Un amaro destino lo attendeva in patria: «La procura militare di Palermo mi dichiarò disertore. Rientrato dalla prigionia denunciai l’accaduto alle autorità militari il 31 dicembre ’45 e poi, il 21 agosto ’46, al comando dell’aeronautica di Palermo. Nessuno mi volle credere o forse nessuno sapeva che farsene della mia verità. Nonostante tutto sono ancora vivo e continuo a raccontare la mia storia». Perché prima di morire, l’aviere scelto Giannola vuole che l’eccidio sia riportato alla luce.

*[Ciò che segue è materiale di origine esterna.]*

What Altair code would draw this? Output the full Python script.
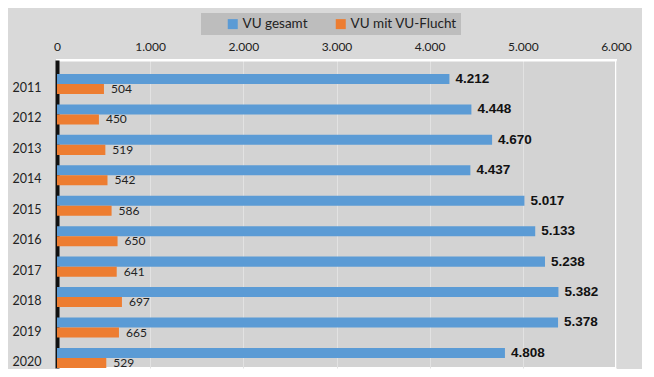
import altair as alt
import pandas as pd

years = [str(y) for y in range(2011, 2021)]
gesamt = [4212, 4448, 4670, 4437, 5017, 5133, 5238, 5382, 5378, 4808]
flucht = [504, 450, 519, 542, 586, 650, 641, 697, 665, 529]
series = ["VU gesamt", "VU mit VU-Flucht"]
ticks = [0, 1000, 2000, 3000, 4000, 5000, 6000]

rows = []
for yr, g, f in zip(years, gesamt, flucht):
    rows.append({"Jahr": yr, "Serie": series[0], "Wert": g, "Label": f"{g:,}".replace(",", ".")})
    rows.append({"Jahr": yr, "Serie": series[1], "Wert": f, "Label": f"{f:,}".replace(",", ".")})
df = pd.DataFrame(rows)

y_enc = alt.Y("Jahr:N", sort=years,
              scale=alt.Scale(paddingInner=0.34, paddingOuter=0.229, align=1.0),
              axis=alt.Axis(title=None, ticks=False, domainColor="#111111", domainWidth=4,
                            labelPadding=16, labelFontSize=12.5, labelColor="#222222",
                            labelFont="Lato", labelOffset=4))
yoff = alt.YOffset("Serie:N", sort=series, scale=alt.Scale(domain=series, paddingInner=0, paddingOuter=0))
x_enc = alt.X("Wert:Q", scale=alt.Scale(domain=[0, 6000], nice=False),
              axis=alt.Axis(orient="top", values=ticks, title=None,
                            labelExpr="replace(format(datum.value, ',d'), ',', '.')",
                            labelFlush=False,
                            grid=True, gridColor="#e2e2e2", gridWidth=1,
                            domainColor="white", domainWidth=2,
                            ticks=False,
                            labelFontSize=12, labelColor="#222222", labelFont="Lato",
                            labelPadding=7))
last_label = series[1]
pad_right = "\u2007\u2007\u2007"
color = alt.Color("Serie:N", sort=series,
                  scale=alt.Scale(domain=series, range=["#5b9bd5", "#ed7d31"]),
                  legend=alt.Legend(title=" ", titleOrient="left", titlePadding=21, titleFontSize=13,
                                    orient="none", direction="horizontal",
                                    legendX=144, legendY=-47, fillColor="#bdbdbd",
                                    symbolType="square", symbolSize=100, symbolStrokeWidth=0,
                                    labelFontSize=13.5, labelFont="Lato", labelColor="#222222",
                                    labelExpr=f"datum.label == '{last_label}' ? datum.label + '{pad_right}' : datum.label",
                                    padding=4, columnPadding=26, labelOffset=3))

base = alt.Chart(df)
bars = base.mark_bar().encode(x=x_enc, y=y_enc, yOffset=yoff, color=color)
text_g = base.transform_filter(alt.datum.Serie == series[0]).mark_text(
    align="left", baseline="middle", dx=6, fontWeight="bold", fontSize=13.5,
    font="Liberation Sans", color="#111111").encode(
    x="Wert:Q", y=alt.Y("Jahr:N", sort=years), yOffset=yoff, text="Label:N")
text_f = base.transform_filter(alt.datum.Serie == series[1]).mark_text(
    align="left", baseline="middle", dx=7, fontSize=12,
    font="Lato", color="#222222").encode(
    x="Wert:Q", y=alt.Y("Jahr:N", sort=years), yOffset=yoff, text="Label:N")

chart = alt.layer(bars, text_g, text_f).properties(
    width=559, height=308, background="#d9d9d9",
    padding={"left": 4, "top": 5, "right": 10, "bottom": 0}
).configure_view(stroke="white", strokeWidth=2, fill="#d3d3d3")

chart.save("out.html", embed_options={"renderer": "svg", "actions": False})
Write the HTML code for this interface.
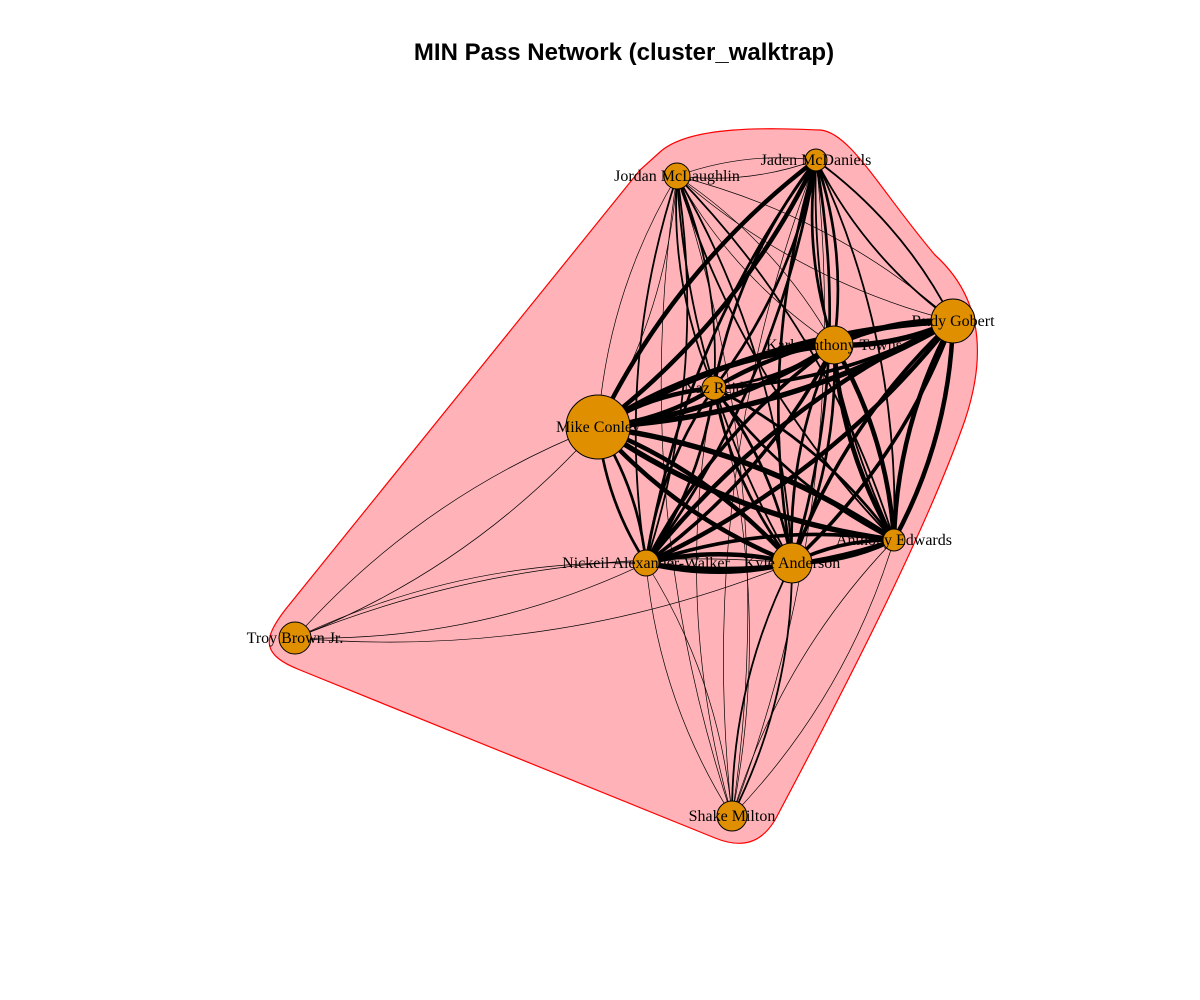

Visto che, oltre al massacro di Biscari, gli americani compirono anche diversi eccidi di civili, quattro anni fa, nei pressi dell’aeroporto, il Comune di Caltagirone ha posto una lapide in memoria di tutti i caduti, civili e militari. Giannola chiede, invece, che un cippo venga dedicato espressamente ai suoi oltre settanta commilitoni, di cui non si conoscono neppure tutti i nomi. Di qui, il suo secondo appello al governo e alle istituzioni, affinché si ricostruisca la lista completa dei militari trucidati all’aeroporto, molti dei quali risultano dispersi o disertori.
Sergente condannato
L’aviere chiede inoltre che venga individuato il posto in cui furono sepolti i suoi compagni per riesumare ciò che resta di loro. Ma le autorità italiane non ne sanno nulla. Gli unici che possono fornire una risposta sono gli americani che trascrivevano tutto e nei loro archivi probabilmente esiste una documentazione del luogo della sepoltura. Giannola è convinto che il cimitero si trovi a circa sei km dall’aeroporto di Santo Pietro, in località Piano Stella. Suo figlio Riccardo, invece, ritiene che il luogo dell’eccidio e della sepoltura si trovi a meno di un km dall’aeroporto.
Per la strage di Biscari la corte marziale dell’esercito degli Usa processò il sergente Horace West, condannato all’ergastolo, e il capitano John Compton, assolto perché avrebbe eseguito un ordine del generale Patton al quale non poteva sottrarsi. Ma giustizia non sarà mai fatta, per Giannola, «finché non verrà restituito l’onore ai miei commilitoni». Non ha dubbi sul perché lui non abbia fatto la loro stessa fine: « Mi ha salvato la mia fede».